Cette semaine, à l’issue d’une enquête de commodo et incommodo et après les avis techniques rendus par les directions de l’exécutif de wilaya, l’APW d’Aïn Témouchent a adopté un plan de protection et de mise en valeur (PPMVSA) du mausolée dit de Syphax.
Ainsi, ses dispositions constituent désormais un outil juridique opposable au tiers. Il devra par la suite être conforté par un arrêté du ministère de la Culture, ce qui permettra au site de bénéficier de l’inscription d’une opération en vue de concrétiser les aménagements projetés dessus par le PPMVSA.
Pour rappel, ce monument date de la période de l’antique Massaesylie, soit le royaume de Syphax qui s’étendait jusqu’à Constantine à l’Est et qui, à l’Ouest, avait pour frontière naturelle l’oued Melwiya. Pour l’anecdote, cela rappelle qu’Oujda était incluse dans le territoire numide et ne relevait pas alors de la Maurétanie occidentale, l’actuel Maroc. Siga, la capitale de l’aguelid Syphax, est située en bordure de l’embouchure de la Tafna, à Rachgoun. Ses vestiges ont fait l’objet, eux aussi, d’un PPMVSA en mars 2024.
De la sorte, il y est préconisé des travaux d’urgence, tels des coulis de chaux pour l’étanchement des structures, la consolidation et la dévégétalisation ainsi que le désherbage, le nettoyage et le repérage des vestiges apparents. Concernant la mise en valeur proprement dite, elle doit se traduire par un bornage du périmètre et la protection du site après analyse des données archéologiques, historiques, architecturales, techniques, sociologiques et économiques. Koudid Abdelali, le directeur de wilaya de la culture, a déclaré que «l’objectif ultime est de faire de ce site un pôle économique patrimonial grâce à l’injection de structures de base dont le traçage d’un circuit de visite à l’intérieur du site et d’en faire une destination touristique». L’autre aspect essentiel, a-t-il ajouté, est de susciter l’intérêt des archéologues et d’impulser des travaux de fouilles. Cela par contre ne sera pas aisé : le chantier qu’auront à entreprendre les archéologues sera de longue haleine sachant que sur le même site, quatre villes anciennes se superposent.
La première remonte aux IIIe et IVe siècles avant l’ère chrétienne, puis c’est au tour de Siga, suivie de la ville romaine et, enfin, une cité médiévale dont la prospérité a été vantée aux Xeᵉet XIe siècles de notre ère. La décadence de cette cité serait intervenue cinq siècles plus tard, suite à la Reconquista espagnole sur la rive sud de la Méditerranée d’où étaient montés en pays ibère les «conquistadores musulmans».

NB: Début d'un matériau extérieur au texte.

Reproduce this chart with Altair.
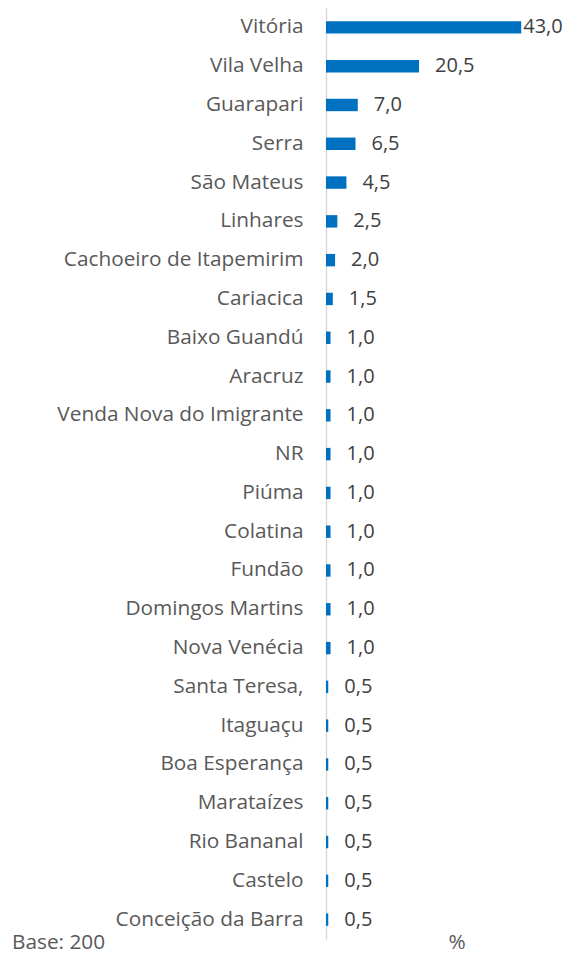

Pour ce qui est du mausolée royal de Syphax, localement désigné par Karkar Laâraïss, il est situé à 12 km de Béni Saf, à 221 m d’altitude sur le mont Skhouna. Inscrit depuis 2002 sur la liste indicative du patrimoine mondial de l’Unesco et classé patrimoine national en mai 2016, ce monument dynastique trône sur un belvédère avec vue sur Siga, elle, étalée en contrebas sur le versant est de la Tafna. Mais Syphax n’y fut pas enterré puisqu’il est mort en captivité à Rome, en 203 avant J.-C., au terme de la 2e guerre punique ayant mis aux prises Romains, Carthaginois et Numides. Après la chute de son fils Vermina qui lui avait succédé et l’extinction de la Massaessylie, le tombeau est aussitôt victime de destruction de la part de son ennemi de toujours Bocchus, aguellid de la Maurétanie occidentale.
Pour les historiens, ce qui n’est aujourd’hui qu’un tumulus constitue malgré tout l’un des plus importants monuments de l’histoire antique de l’Afrique du Nord, à l’instar d’Imedrassen (Batna), des mausolées du Khroub, de Maurétanie (Tipasa), de Dougga (Tunisie) et de Sabratha (Libye). Il est composé de deux parties distinctes, une structure aérienne en pierre de taille et un souterrain formant une galerie étalée sur 45 m, laquelle aligne une succession de dix chambres constituant des caveaux funéraires. Si ce qui reste de la structure aérienne s’élève à 5 m du sol, sa hauteur initiale atteignait 17 à 18 m, avec une tour qui la coiffait.